■ **REQUIREMENT**:
Your answer should consist only of the lines below from the one with "Rebuild this chart as a Python" through the one with "fig = plt.figure(figsize=(W", copied exactly.

■ **RECORD LIST**:
____________
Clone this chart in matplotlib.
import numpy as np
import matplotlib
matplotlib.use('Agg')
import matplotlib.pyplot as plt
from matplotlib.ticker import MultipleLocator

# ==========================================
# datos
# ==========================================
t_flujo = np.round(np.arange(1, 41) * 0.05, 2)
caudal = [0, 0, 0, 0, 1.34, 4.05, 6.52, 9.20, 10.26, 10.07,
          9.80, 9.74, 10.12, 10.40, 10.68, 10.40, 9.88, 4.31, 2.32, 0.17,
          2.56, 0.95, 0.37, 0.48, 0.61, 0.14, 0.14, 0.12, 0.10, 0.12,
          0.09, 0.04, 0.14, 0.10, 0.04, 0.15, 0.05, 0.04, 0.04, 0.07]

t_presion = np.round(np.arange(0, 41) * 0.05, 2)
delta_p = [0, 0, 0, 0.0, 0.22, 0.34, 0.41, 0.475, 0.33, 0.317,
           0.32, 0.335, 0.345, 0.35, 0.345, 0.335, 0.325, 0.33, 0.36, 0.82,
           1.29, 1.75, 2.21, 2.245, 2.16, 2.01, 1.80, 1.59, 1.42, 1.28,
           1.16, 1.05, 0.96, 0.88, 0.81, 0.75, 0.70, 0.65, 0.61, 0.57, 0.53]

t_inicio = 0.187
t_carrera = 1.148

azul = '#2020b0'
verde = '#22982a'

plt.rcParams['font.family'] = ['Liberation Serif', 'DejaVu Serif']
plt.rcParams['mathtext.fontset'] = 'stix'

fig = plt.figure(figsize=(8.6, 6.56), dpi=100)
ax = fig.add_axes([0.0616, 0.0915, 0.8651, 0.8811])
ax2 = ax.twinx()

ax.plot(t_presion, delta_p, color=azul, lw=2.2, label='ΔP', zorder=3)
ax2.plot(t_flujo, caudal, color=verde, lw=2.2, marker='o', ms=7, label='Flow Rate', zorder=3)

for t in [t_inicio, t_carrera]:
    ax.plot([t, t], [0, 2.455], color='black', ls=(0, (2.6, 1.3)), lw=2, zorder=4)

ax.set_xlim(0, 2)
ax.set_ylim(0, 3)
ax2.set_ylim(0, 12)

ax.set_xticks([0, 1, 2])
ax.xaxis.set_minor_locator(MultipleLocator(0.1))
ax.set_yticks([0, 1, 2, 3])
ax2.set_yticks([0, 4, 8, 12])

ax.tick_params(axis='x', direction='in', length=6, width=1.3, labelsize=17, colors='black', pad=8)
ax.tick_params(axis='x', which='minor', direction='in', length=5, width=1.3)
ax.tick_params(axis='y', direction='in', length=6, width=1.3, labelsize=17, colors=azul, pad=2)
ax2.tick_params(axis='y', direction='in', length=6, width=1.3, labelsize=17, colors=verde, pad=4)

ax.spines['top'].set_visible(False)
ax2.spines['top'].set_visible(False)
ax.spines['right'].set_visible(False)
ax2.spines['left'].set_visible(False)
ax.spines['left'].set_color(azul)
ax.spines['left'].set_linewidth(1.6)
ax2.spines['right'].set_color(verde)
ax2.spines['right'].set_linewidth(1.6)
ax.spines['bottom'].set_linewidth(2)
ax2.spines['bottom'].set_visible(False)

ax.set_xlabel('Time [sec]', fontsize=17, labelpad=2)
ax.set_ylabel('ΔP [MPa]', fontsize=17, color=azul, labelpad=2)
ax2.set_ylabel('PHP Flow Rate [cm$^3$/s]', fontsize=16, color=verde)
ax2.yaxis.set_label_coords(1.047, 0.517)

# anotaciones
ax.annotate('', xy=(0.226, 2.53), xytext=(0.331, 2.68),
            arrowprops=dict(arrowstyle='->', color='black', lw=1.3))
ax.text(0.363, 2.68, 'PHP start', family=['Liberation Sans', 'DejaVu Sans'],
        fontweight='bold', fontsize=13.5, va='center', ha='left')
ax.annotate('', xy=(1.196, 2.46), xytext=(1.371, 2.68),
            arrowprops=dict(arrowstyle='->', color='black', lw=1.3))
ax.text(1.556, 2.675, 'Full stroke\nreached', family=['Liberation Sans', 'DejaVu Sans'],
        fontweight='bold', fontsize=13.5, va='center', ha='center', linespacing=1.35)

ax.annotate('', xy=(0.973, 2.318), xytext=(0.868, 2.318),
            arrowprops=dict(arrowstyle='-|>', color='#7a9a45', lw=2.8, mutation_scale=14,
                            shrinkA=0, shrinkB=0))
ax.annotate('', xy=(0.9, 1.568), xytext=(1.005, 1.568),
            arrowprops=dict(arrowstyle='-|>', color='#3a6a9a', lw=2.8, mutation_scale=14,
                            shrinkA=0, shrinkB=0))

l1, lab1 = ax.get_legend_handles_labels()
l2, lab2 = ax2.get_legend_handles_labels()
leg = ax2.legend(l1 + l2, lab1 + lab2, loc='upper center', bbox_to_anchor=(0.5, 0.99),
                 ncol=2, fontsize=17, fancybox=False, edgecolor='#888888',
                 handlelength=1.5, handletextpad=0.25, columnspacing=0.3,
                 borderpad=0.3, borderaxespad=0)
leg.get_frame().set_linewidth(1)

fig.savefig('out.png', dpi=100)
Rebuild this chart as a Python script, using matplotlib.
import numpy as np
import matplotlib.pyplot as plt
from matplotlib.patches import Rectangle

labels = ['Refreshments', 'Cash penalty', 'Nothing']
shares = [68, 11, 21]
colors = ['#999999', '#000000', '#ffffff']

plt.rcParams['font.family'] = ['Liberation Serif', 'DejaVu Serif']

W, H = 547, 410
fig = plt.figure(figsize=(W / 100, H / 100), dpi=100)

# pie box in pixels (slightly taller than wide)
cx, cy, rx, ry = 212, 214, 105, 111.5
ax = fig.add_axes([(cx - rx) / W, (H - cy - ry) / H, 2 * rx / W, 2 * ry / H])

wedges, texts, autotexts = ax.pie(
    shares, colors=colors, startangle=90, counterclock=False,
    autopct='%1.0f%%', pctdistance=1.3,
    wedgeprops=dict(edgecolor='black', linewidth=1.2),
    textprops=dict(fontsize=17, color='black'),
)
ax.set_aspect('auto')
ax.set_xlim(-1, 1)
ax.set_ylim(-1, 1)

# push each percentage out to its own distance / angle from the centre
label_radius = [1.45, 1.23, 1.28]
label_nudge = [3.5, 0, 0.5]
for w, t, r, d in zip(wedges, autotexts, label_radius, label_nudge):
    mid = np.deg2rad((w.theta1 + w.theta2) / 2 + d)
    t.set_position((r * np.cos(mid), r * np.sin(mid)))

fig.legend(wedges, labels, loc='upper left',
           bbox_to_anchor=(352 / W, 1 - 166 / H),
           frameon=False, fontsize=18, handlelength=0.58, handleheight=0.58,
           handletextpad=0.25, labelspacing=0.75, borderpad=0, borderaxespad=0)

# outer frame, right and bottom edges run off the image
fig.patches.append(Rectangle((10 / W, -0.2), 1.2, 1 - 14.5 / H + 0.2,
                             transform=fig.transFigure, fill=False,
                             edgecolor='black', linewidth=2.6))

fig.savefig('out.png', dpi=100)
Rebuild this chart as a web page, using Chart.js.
____________
■ **REPLY**:
Rebuild this chart as a Python script, using matplotlib.
import numpy as np
import matplotlib.pyplot as plt
from matplotlib.patches import Rectangle

labels = ['Refreshments', 'Cash penalty', 'Nothing']
shares = [68, 11, 21]
colors = ['#999999', '#000000', '#ffffff']

plt.rcParams['font.family'] = ['Liberation Serif', 'DejaVu Serif']

W, H = 547, 410
fig = plt.figure(figsize=(W / 100, H / 100), dpi=100)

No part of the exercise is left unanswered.